First quarter growth in the 19 countries that use the euro was 0.4% compared to the previous three months, according to preliminary data published Tuesday. That’s double the rate posted in the final quarter of 2018.
The strength of the performance surprised economists, who said it was fueled by lower unemployment, rising wages and stronger consumer demand.
The results are the latest piece of evidence to suggest that the world’s largest economies are in better shape than many analysts feared.
China had lost momentum due to a government crackdown on risky lending and the drag exerted by the US trade war. Beijing responded with stimulus measures including business tax cuts, infrastructure projects and looser monetary policy. The country’s economy topped expectations in the first quarter with growth of 6.4%.
The US economy grew at a better than expected rate of 3.2%, thanks to stronger state and local government spending, lower imports and business inventories.
Brexit, which could have derailed the UK economy and harmed its neighbors, has been postponed, most likely until the end of October.
Florian Hense, an economist at Berenberg bank, said the developments suggest that 2019 may not be as gloomy as some expected.
“Over the past few weeks, US-China trade tensions have eased, news from China have suggested the Chinese stimulus may have started to work and the risk of an immediate hard Brexit has receded,” he said.
Europe on track
Additional data on big European economies published Tuesday bolsters the thesis.
Spain’s GDP increased 0.7% over the previous three months, an improvement on the 0.6% rate posted last quarter. France maintained growth of 0.3% while Italy picked up pace slightly to 0.2%.
Data on the region’s largest economy, Germany, has not yet been released. But survey data suggest a positive trend after the country narrowly avoided a recession at the end of 2018.

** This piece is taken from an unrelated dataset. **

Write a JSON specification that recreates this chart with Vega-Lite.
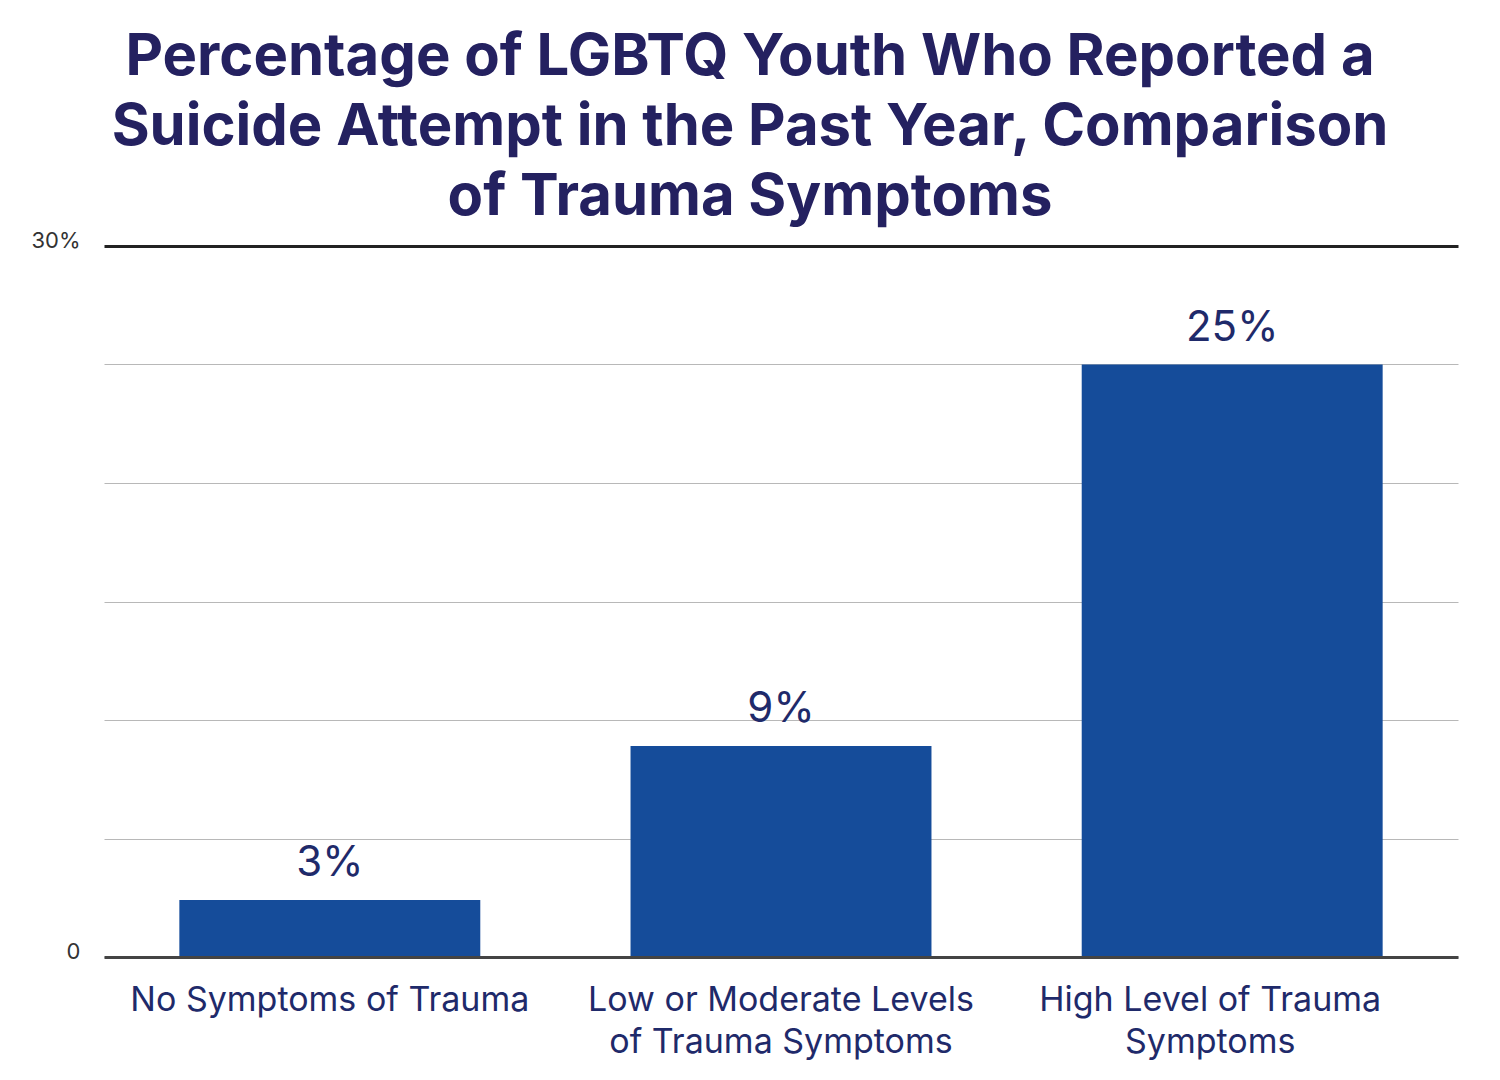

The United Kingdom said earlier this month that GDP grew 0.3% in the three months to the end of February. While that was stronger than expected, economists said some of the growth was caused by businesses stockpiling ahead of the original Brexit date of March 29.
Statistics published Tuesday showed that unemployment across the European Union dropped to 7.7% in March, the lowest since September 2008.
“We can say that calls for a eurozone recession were certainly premature,” said Peter Vanden Houte, ING’s chief economist for Belgium and the eurozone.
Yet he cautioned against complacency.
“Not much has to go wrong to bring GDP growth to a standstill,” said Vanden Houte.